ORONO, Maine (NEWS CENTER)-- Some of Maine's engineers of the future attempted to blow away their competition at the University of Maine today. High School and even some middle school students spent the last several months creating unique wind blades that could be used on turbines. In all, Thirty nine teams from nineteen schools competed in today's challenge to see whose blade produced the most electricity in windy conditions.
"We've only seen this thing for about a month, because we've been working on a spreadsheet most of the time and it has like pages and pages of different air foils that we've tested to see which one is the best," said Baxter Academy Freshman, Ethan Frederick.

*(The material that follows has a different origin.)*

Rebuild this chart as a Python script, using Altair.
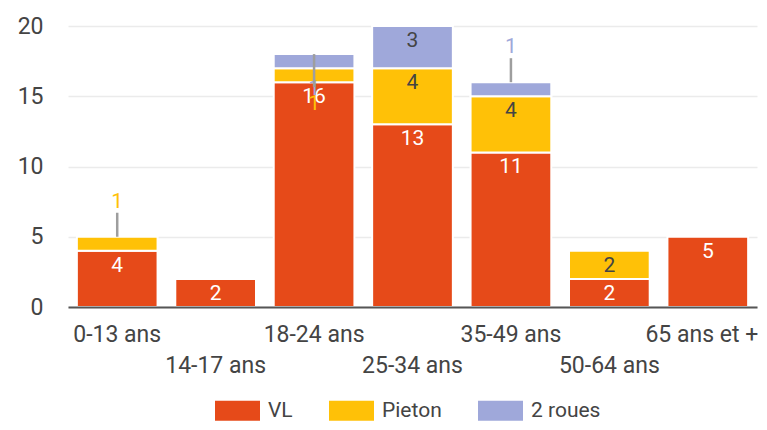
import altair as alt
import pandas as pd

categories = ["0-13 ans", "14-17 ans", "18-24 ans", "25-34 ans", "35-49 ans", "50-64 ans", "65 ans et +"]
series = ["VL", "Pieton", "2 roues"]
vl = [4, 2, 16, 13, 11, 2, 5]
pieton = [1, 0, 1, 4, 4, 2, 0]
roues = [0, 0, 1, 3, 1, 0, 0]
colors = ["#E64A19", "#FFC107", "#9FA8DA"]
flipped_cats = ["18-24 ans"]  # small labels drawn downward in the reference

values = {"VL": vl, "Pieton": pieton, "2 roues": roues}
rows = []
for i, c in enumerate(categories):
    base = 0
    total = sum(values[s][i] for s in series)
    for k, s in enumerate(series):
        v = values[s][i]
        rows.append({"cat": c, "series": s, "value": v, "ord": k,
                     "y0": base, "y1": base + v, "total": total})
        base += v
df = pd.DataFrame(rows)

FONT = "Roboto"
AX = 23
LAB = 21
stagger = categories[1::2]
stagger_expr = "indexof([" + ",".join("'%s'" % c for c in stagger) + "], datum.value) >= 0 ? ['', datum.value] : datum.value"
last_cat = categories[-1]

xenc = alt.X("cat:N", sort=categories, title=None,
             scale=alt.Scale(paddingInner=0.18, paddingOuter=0.09),
             axis=alt.Axis(labelAngle=0, labelFontSize=AX, labelColor="#444", labelFont=FONT,
                           labelPadding=16, labelLineHeight=31, labelExpr=stagger_expr,
                           labelOffset={"condition": {"test": "datum.value == '%s'" % last_cat, "value": -6}, "value": 0},
                           ticks=False, domainColor="#555", domainWidth=2, zindex=1,
                           labelOverlap=False))
yscale = alt.Scale(domain=[0, 20], nice=False)
colorscale = alt.Scale(domain=series, range=colors)

base = alt.Chart(df)

bars = base.transform_filter("datum.value > 0").mark_bar(stroke="white", strokeWidth=2).encode(
    x=xenc,
    y=alt.Y("y0:Q", scale=yscale, title=None,
            axis=alt.Axis(values=[0, 2.5, 5, 7.5, 10, 12.5, 15, 17.5, 20],
                          labelExpr="datum.value % 5 == 0 ? datum.label : ''",
                          labelFontSize=AX, labelColor="#444", labelFont=FONT, labelPadding=25,
                          ticks=False, domain=False, gridColor="#ebebeb", gridWidth=1.5)),
    y2="y1:Q",
    color=alt.Color("series:N", scale=colorscale, sort=series, title=None,
                    legend=alt.Legend(orient="none", legendX=147, legendY=362, direction="horizontal",
                                      symbolType="M-1,-0.44L1,-0.44L1,0.44L-1,0.44Z",
                                      symbolSize=2025, symbolStrokeWidth=0, symbolOpacity=1,
                                      labelFontSize=LAB, labelColor="#444", labelFont=FONT,
                                      labelOffset=8, columnPadding=36)),
)

inside_white = base.transform_filter("datum.value > 1 && datum.series == 'VL'").mark_text(
    fontSize=LAB, font=FONT, color="white", baseline="middle", dy=15).encode(
    x=alt.X("cat:N", sort=categories), y=alt.Y("y1:Q", scale=yscale), text="value:Q")

inside_dark = base.transform_filter("datum.value > 1 && datum.series != 'VL'").mark_text(
    fontSize=LAB, font=FONT, color="#444", baseline="middle", dy=15).encode(
    x=alt.X("cat:N", sort=categories), y=alt.Y("y1:Q", scale=yscale), text="value:Q")

flip_list = "[" + ",".join("'%s'" % c for c in flipped_cats) + "]"
up_filter = "datum.value == 1 && indexof(%s, datum.cat) < 0" % flip_list
down_filter = "datum.value == 1 && indexof(%s, datum.cat) >= 0" % flip_list

rule_up = base.transform_filter(up_filter).mark_rule(color="#9e9e9e", strokeWidth=2.5, y2Offset=-24).encode(
    x=alt.X("cat:N", sort=categories), y=alt.Y("total:Q", scale=yscale), y2="total:Q")
text_up = base.transform_filter(up_filter).mark_text(fontSize=LAB, font=FONT, baseline="middle", dy=-35).encode(
    x=alt.X("cat:N", sort=categories), y=alt.Y("total:Q", scale=yscale), text="value:Q",
    color=alt.Color("series:N", scale=colorscale, legend=None))

text_down_roues = base.transform_filter(down_filter + " && datum.series == '2 roues'").mark_text(
    fontSize=LAB, font=FONT, baseline="middle", dy=35).encode(
    x=alt.X("cat:N", sort=categories), y=alt.Y("total:Q", scale=yscale), text="value:Q",
    color=alt.Color("series:N", scale=colorscale, legend=None))
text_down_pieton = base.transform_filter(down_filter + " && datum.series == 'Pieton'").mark_text(
    fontSize=LAB, font=FONT, baseline="middle", dy=50).encode(
    x=alt.X("cat:N", sort=categories), y=alt.Y("total:Q", scale=yscale), text="value:Q",
    color=alt.Color("series:N", scale=colorscale, legend=None))
rule_down = base.transform_filter(down_filter + " && datum.series == '2 roues'").mark_rule(
    color="#9e9e9e", strokeWidth=2.5, y2Offset=33).encode(
    x=alt.X("cat:N", sort=categories), y=alt.Y("total:Q", scale=yscale), y2="total:Q")

chart = alt.layer(bars, inside_white, inside_dark, text_up, rule_up,
                  text_down_roues, text_down_pieton, rule_down).properties(
    width=689, height=281,
    padding={"left": 60, "top": 18, "right": 2, "bottom": 115},
    autosize="none",
).configure_view(stroke=None)

chart.save("out.html", embed_options={"renderer": "svg", "actions": False})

Months of trial and error all came down to a two minute performance on Friday at the Maine Wind Blade Challenge. Teams watched as their specially designed wind blades spun in the rushing air, hoping they can come away with the most produced electricity- and a fully intact product.
"There was also a possibility that these could fly off and smash on the ground... So we're glad that didn't happen too," Frederick said.
Each blade is pelted with 15 mile an hour winds. The faster the blade spins, the more volts of electricity are produced. Students today produced an average of 15 to 30 volts.The highest voltage ever recorded in the past six years the competition has been in action is 37 volts- enough to power a small home.
"Every thirty seconds throughout the test, we then turn on a set of lights that adds resistance, 20 omes, to the generator so that the blade has to work harder and keep moving and generate that electricity," said Paul Williamson, Director of Maine Ocean and Wind Industry Initiative.
The Wind Blade Challenge was created to encourage students to use their skills and education in STEM subjects- science, math, engineering and technology- and apply it to a real world project.
"The project is really designed about helping students explore these opportunities and think about how they're going to enter into the work force as well as preparing our younger generation to come and provide solutions that our future society is really going to need," Williamson said.
The first place champions of today's Wind Blade Challenge were those boys from Baxter Academy. Their blade produced between thirty and thirty five volts of electricity. The team received a trophy made out of custom wind blades designed and tested by professional engineers.